> [Material provided]:
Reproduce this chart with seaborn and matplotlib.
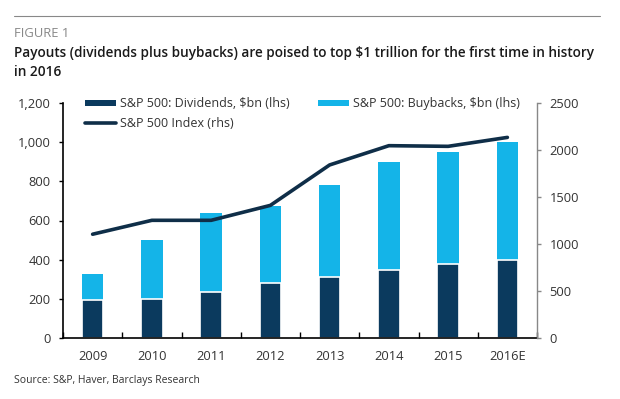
import numpy as np
import pandas as pd
import seaborn as sns
import matplotlib
matplotlib.use("Agg")
import matplotlib.pyplot as plt
from matplotlib.patches import Patch
from matplotlib.lines import Line2D

years = ["2009", "2010", "2011", "2012", "2013", "2014", "2015", "2016E"]
dividends = [195, 200, 236, 279, 310, 349, 379, 400]
buybacks = [133, 302, 403, 394, 472, 549, 570, 600]
sp_index = [1104, 1252, 1252, 1411, 1841, 2046, 2039, 2134]
left_ticks = [0, 200, 400, 600, 800, 1000, 1200]
left_tick_labels = ["0", "200", "400", "600", "800", "1,000", "1,200"]
right_ticks = [0, 500, 1000, 1500, 2000, 2500]

NAVY = "#0b3a5e"
LIGHT = "#14b4e8"
LINE = "#0f2e48"
TXT = "#333333"

sns.set_theme(style="white")
plt.rcParams["font.family"] = ["Open Sans", "DejaVu Sans"]

df = pd.DataFrame({"year": years, "div": dividends, "buy": buybacks,
                   "idx": sp_index})
df["total"] = df["div"] + df["buy"]

fig = plt.figure(figsize=(6.2, 3.99), dpi=100)
ax = fig.add_axes([63 / 620, 1 - 338 / 399, (537 - 63) / 620, (338 - 103) / 399])

sns.barplot(data=df, x="year", y="total", color=LIGHT, saturation=1,
            width=0.36, ax=ax, linewidth=0)
sns.barplot(data=df, x="year", y="div", color=NAVY, saturation=1,
            width=0.36, ax=ax, edgecolor="white", linewidth=1.2)

ax2 = ax.twinx()
sns.lineplot(x=np.arange(len(years)), y=df["idx"], color=LINE, linewidth=2.6,
             ax=ax2)

ax.set_xlim(-0.5, len(years) - 0.5)
ax.set_ylim(0, 1200)
ax2.set_ylim(0, 2500)
ax.set_yticks(left_ticks)
ax.set_yticklabels(left_tick_labels)
ax2.set_yticks(right_ticks)
ax2.set_yticklabels([str(t) for t in right_ticks])
ax.set_xlabel("")
ax.set_ylabel("")
ax2.set_xlabel("")
ax2.set_ylabel("")

ax.set_xticks(np.arange(len(years)))
ax.set_xticklabels(years)
ax.set_xticks(np.arange(len(years) + 1) - 0.5, minor=True)
ax.tick_params(axis="x", which="major", length=0, pad=9, labelsize=9.3, labelcolor=TXT)
ax.tick_params(axis="x", which="minor", direction="in", length=4, width=1, color="black", bottom=True)
ax.tick_params(axis="y", left=True, direction="out", length=3, width=1, color="black",
               labelsize=9.3, labelcolor=TXT, pad=6)
ax2.tick_params(axis="y", right=True, direction="out", length=3, width=1, color="#888888",
                labelsize=9.3, labelcolor=TXT, pad=6)

for a in (ax, ax2):
    a.spines["top"].set_visible(False)
    a.grid(False)
ax.spines["left"].set_color("black")
ax.spines["left"].set_linewidth(1.2)
ax.spines["bottom"].set_color("black")
ax.spines["bottom"].set_linewidth(1.2)
ax.spines["right"].set_visible(False)
ax2.spines["left"].set_visible(False)
ax2.spines["bottom"].set_visible(False)
ax2.spines["right"].set_color("#888888")
ax2.spines["right"].set_linewidth(1.0)

handles = [Patch(facecolor=NAVY, edgecolor="none"),
           Line2D([0], [0], color=LINE, linewidth=2.6),
           Patch(facecolor=LIGHT, edgecolor="none")]
labels = ["S&P 500: Dividends, $bn (lhs)", "S&P 500 Index (rhs)",
          "S&P 500: Buybacks, $bn (lhs)"]
ax2.legend(handles, labels, ncol=2, frameon=False, loc="upper left",
           bbox_to_anchor=(0.035, 1.045), fontsize=9, handlelength=2.5,
           handleheight=0.4, handletextpad=0.3, columnspacing=2.3,
           labelspacing=0.55, borderaxespad=0, labelcolor=TXT)

fig.add_artist(Line2D([14 / 620, 600 / 620], [1 - 16 / 399, 1 - 16 / 399],
                      color="#888888", linewidth=0.8))
fig.text(14 / 620, 1 - 37 / 399, "FIGURE 1", fontsize=9.4, color="#888888",
         va="baseline", ha="left")
fig.text(14 / 620, 1 - 57.5 / 399,
         "Payouts (dividends plus buybacks) are poised to top $1 trillion for the first time in history",
         fontsize=9.8, color="#1a1a1a", va="baseline", ha="left", weight="semibold")
fig.text(14 / 620, 1 - 76 / 399, "in 2016", fontsize=9.8, color="#1a1a1a",
         va="baseline", ha="left", weight="semibold")
fig.text(14 / 620, 1 - 381 / 399, "Source: S&P, Haver, Barclays Research",
         fontsize=7.5, color="#333333", va="center", ha="left")

fig.savefig("out.png", dpi=100, facecolor="white")
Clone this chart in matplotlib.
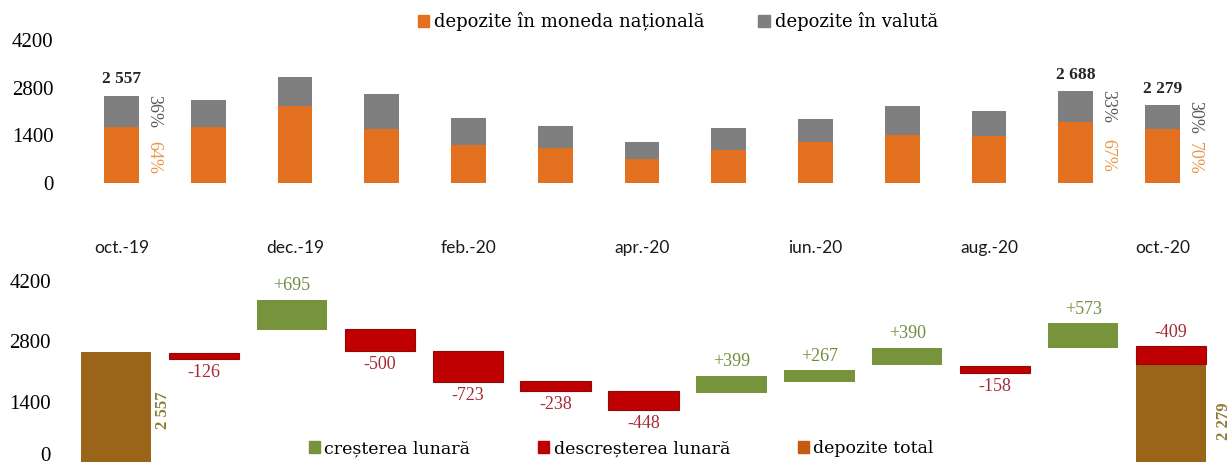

> [Set task]: From the first line above to the line containing "from matplotlib.lines import Line2D", repeat each line exactly. Pictures stay out.

> [Output for this task]:
Reproduce this chart with seaborn and matplotlib.
import numpy as np
import pandas as pd
import seaborn as sns
import matplotlib
matplotlib.use("Agg")
import matplotlib.pyplot as plt
from matplotlib.patches import Patch
from matplotlib.lines import Line2D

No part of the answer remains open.